> **GOAL**: Please print exactly the lines below, from the start of the material up to and including the line with "const seriesNames = ['Gesamt', 'Batterie', 'Ladung'];", but none of the pictures.

> **INFORMATION SHOWN**:
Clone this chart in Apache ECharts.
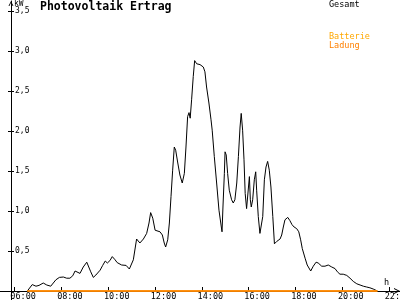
<!DOCTYPE html>
<html>
<head>
<meta charset="utf-8">
<script src="https://cdn.jsdelivr.net/npm/echarts@6/dist/echarts.min.js"></script>
<style>html,body{margin:0;padding:0;background:#fff}#c{width:400px;height:300px}</style>
</head>
<body>
<div id="c"></div>
<script>
// ---- data ----
const xTickHours = [6, 8, 10, 12, 14, 16, 18, 20, 22];
const xTickLabels = ['06:00', '08:00', '10:00', '12:00', '14:00', '16:00', '18:00', '20:00', '22:00'];
const yTickValues = [0.5, 1, 1.5, 2, 2.5, 3, 3.5];
const yTickLabels = ['0,5', '1,0', '1,5', '2,0', '2,5', '3,0', '3,5'];
const seriesNames = ['Gesamt', 'Batterie', 'Ladung'];

// time in decimal hours, power in kW
const gesamtTime = [6.54, 6.75, 6.91, 7.04, 7.22, 7.37, 7.54, 7.62, 7.76, 7.91, 8.08, 8.22, 8.36, 8.48, 8.58, 8.65, 8.79, 8.93, 9.08, 9.15,
  9.25, 9.36, 9.47, 9.65, 9.76, 9.87, 9.96, 10.07, 10.17, 10.29, 10.38, 10.57, 10.76, 10.90, 11.07, 11.21, 11.35, 11.50, 11.64, 11.74,
  11.81, 11.90, 12.00, 12.07, 12.21, 12.31, 12.39, 12.45, 12.54, 12.61, 12.68, 12.75, 12.82, 12.88, 12.97, 13.06, 13.16, 13.25, 13.32, 13.39,
  13.45, 13.50, 13.56, 13.63, 13.69, 13.78, 13.92, 14.06, 14.13, 14.20, 14.30, 14.39, 14.44, 14.53, 14.63, 14.73, 14.83, 14.86, 14.90, 14.96,
  14.99, 15.04, 15.10, 15.17, 15.27, 15.34, 15.41, 15.49, 15.56, 15.63, 15.68, 15.74, 15.80, 15.85, 15.91, 15.97, 16.03, 16.07, 16.11, 16.17,
  16.24, 16.30, 16.34, 16.41, 16.48, 16.54, 16.60, 16.67, 16.74, 16.81, 16.88, 16.95, 17.03, 17.10, 17.20, 17.34, 17.41, 17.48, 17.55, 17.67,
  17.76, 17.85, 17.94, 18.05, 18.14, 18.22, 18.29, 18.41, 18.50, 18.65, 18.76, 18.88, 18.97, 19.12, 19.26, 19.40, 19.55, 19.69, 19.79, 19.90,
  20.04, 20.19, 20.33, 20.47, 20.62, 20.76, 20.90, 21.04, 21.18, 21.32, 21.50];
const gesamtKW = [0, 0.08, 0.06, 0.07, 0.10, 0.075, 0.06, 0.08, 0.14, 0.17, 0.175, 0.16, 0.16, 0.19, 0.25, 0.23, 0.22, 0.30, 0.36, 0.34,
  0.24, 0.17, 0.20, 0.26, 0.32, 0.375, 0.35, 0.38, 0.43, 0.39, 0.355, 0.325, 0.32, 0.275, 0.39, 0.65, 0.60, 0.65, 0.72, 0.85,
  0.98, 0.91, 0.76, 0.74, 0.74, 0.70, 0.60, 0.55, 0.64, 0.85, 1.18, 1.51, 1.80, 1.76, 1.60, 1.45, 1.35, 1.47, 1.80, 2.18,
  2.23, 2.16, 2.39, 2.68, 2.88, 2.84, 2.83, 2.80, 2.74, 2.55, 2.35, 2.14, 2.01, 1.68, 1.35, 1.01, 0.80, 0.74, 1.05, 1.47,
  1.74, 1.70, 1.47, 1.26, 1.14, 1.10, 1.14, 1.35, 1.68, 2.05, 2.22, 2.01, 1.64, 1.22, 1.03, 1.05, 1.43, 1.14, 1.05, 1.14,
  1.39, 1.49, 1.26, 0.93, 0.72, 0.71, 0.93, 1.39, 1.55, 1.62, 1.51, 1.30, 0.93, 0.59, 0.62, 0.65, 0.70, 0.80, 0.89, 0.92,
  0.88, 0.83, 0.80, 0.78, 0.74, 0.64, 0.53, 0.41, 0.325, 0.25, 0.31, 0.36, 0.35, 0.31, 0.31, 0.325, 0.30, 0.28, 0.24, 0.21,
  0.21, 0.195, 0.16, 0.12, 0.09, 0.075, 0.06, 0.05, 0.04, 0.025, 0];
const batterieTime = [6.54, 21.50];
const batterieKW = [0, 0];
const ladungTime = [6.54, 21.50];
const ladungKW = [0, 0];

// ---- chart ----
const FONT = 'DejaVu Sans Mono';
const LABEL_SHIFT = 0.36; // hours, labels sit slightly right of their tick
const chevron = 'path://M0,10 L5,0 L10,10 L8.2,10 L5,3.6 L1.8,10 Z';
const zip = (t, v) => t.map((x, i) => [x, v[i]]);

const chart = echarts.init(document.getElementById('c'), null, {renderer: 'canvas'});
chart.setOption({
  animation: false,
  backgroundColor: '#ffffff',
  title: {
    text: 'Photovoltaik Ertrag', left: 40, top: 1, padding: 0,
    textStyle: {fontFamily: FONT, fontWeight: 'bold', fontSize: 11.5, color: '#000'}
  },
  legend: [
    {
      data: [{name: seriesNames[0], textStyle: {color: '#000000'}}],
      left: 324, top: 0.5, padding: 0, icon: 'none', itemWidth: 0, itemHeight: 8, itemGap: 0,
      selectedMode: false, textStyle: {fontFamily: FONT, fontSize: 8.5}
    },
    {
      data: [{name: seriesNames[1], textStyle: {color: '#ffa800'}}, {name: seriesNames[2], textStyle: {color: '#ff8000'}}],
      orient: 'vertical', left: 324, top: 32, padding: 0, icon: 'none', itemWidth: 0, itemHeight: 8, itemGap: 0,
      selectedMode: false, textStyle: {fontFamily: FONT, fontSize: 8.5}
    }
  ],
  grid: {left: 0, right: 0, top: 1, bottom: 0, containLabel: false, outerBoundsMode: 'none'},
  xAxis: {
    type: 'value', min: 5.372, max: 22.466,
    name: 'h', nameLocation: 'end', nameGap: -16, nameMoveOverlap: false,
    nameTextStyle: {fontFamily: FONT, fontSize: 8.5, color: '#000', verticalAlign: 'bottom', align: 'left', padding: [0, 0, 4, 0]},
    axisLine: {show: true, onZero: true, lineStyle: {color: '#000', width: 1},
      symbol: ['none', chevron], symbolSize: [6, 6], symbolOffset: [0, -3]},
    axisTick: {show: true, customValues: xTickHours, inside: true, length: 4, lineStyle: {color: '#000'}},
    axisLabel: {
      show: true, customValues: xTickHours.map(h => h + LABEL_SHIFT), margin: -8,
      fontFamily: FONT, fontSize: 8.5, color: '#000',
      formatter: v => xTickLabels[xTickHours.indexOf(Math.round(v - LABEL_SHIFT))] || ''
    },
    splitLine: {show: false}
  },
  yAxis: [
    {
      type: 'value', min: -0.1125, max: 3.625, position: 'left', offset: -11,
      name: 'kW', nameLocation: 'end', nameGap: -3, nameMoveOverlap: false,
      nameTextStyle: {fontFamily: FONT, fontSize: 8, color: '#000', align: 'left', verticalAlign: 'middle', padding: [0, 0, 0, 3]},
      axisLine: {show: true, onZero: false, lineStyle: {color: '#000', width: 1},
        symbol: ['none', chevron], symbolSize: [6, 5], symbolOffset: [0, -2.5]},
      axisTick: {show: true, customValues: yTickValues, inside: true, length: 3, lineStyle: {color: '#000'}},
      axisLabel: {
        show: true, inside: true, customValues: yTickValues, margin: 4,
        fontFamily: FONT, fontSize: 8, color: '#000', align: 'left', verticalAlign: 'middle',
        formatter: v => yTickLabels[yTickValues.indexOf(Math.round(v * 2) / 2)] || ''
      },
      splitLine: {show: false}
    },
    {
      type: 'value', min: -0.1125, max: 3.625, position: 'left', offset: -11,
      axisLine: {show: false, onZero: false},
      axisTick: {show: true, customValues: yTickValues, inside: false, length: 3, lineStyle: {color: '#000'}},
      axisLabel: {show: false},
      splitLine: {show: false}
    }
  ],
  series: [
    {
      name: seriesNames[0], type: 'line', data: zip(gesamtTime, gesamtKW),
      showSymbol: false, symbol: 'none', smooth: false, color: '#000',
      lineStyle: {color: '#000', width: 1}, z: 2
    },
    {
      name: seriesNames[1], type: 'line', data: zip(batterieTime, batterieKW),
      showSymbol: false, symbol: 'none', color: '#ffa800',
      lineStyle: {color: '#ffa800', width: 1.3}, z: 3
    },
    {
      name: seriesNames[2], type: 'line', data: zip(ladungTime, ladungKW),
      showSymbol: false, symbol: 'none', color: '#ff8000',
      lineStyle: {color: '#ff8000', width: 1.3}, z: 4
    }
  ]
});
</script>
</body>
</html>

> **THE OUTPUT**:
Clone this chart in Apache ECharts.
<!DOCTYPE html>
<html>
<head>
<meta charset="utf-8">
<script src="https://cdn.jsdelivr.net/npm/echarts@6/dist/echarts.min.js"></script>
<style>html,body{margin:0;padding:0;background:#fff}#c{width:400px;height:300px}</style>
</head>
<body>
<div id="c"></div>
<script>
// ---- data ----
const xTickHours = [6, 8, 10, 12, 14, 16, 18, 20, 22];
const xTickLabels = ['06:00', '08:00', '10:00', '12:00', '14:00', '16:00', '18:00', '20:00', '22:00'];
const yTickValues = [0.5, 1, 1.5, 2, 2.5, 3, 3.5];
const yTickLabels = ['0,5', '1,0', '1,5', '2,0', '2,5', '3,0', '3,5'];
const seriesNames = ['Gesamt', 'Batterie', 'Ladung'];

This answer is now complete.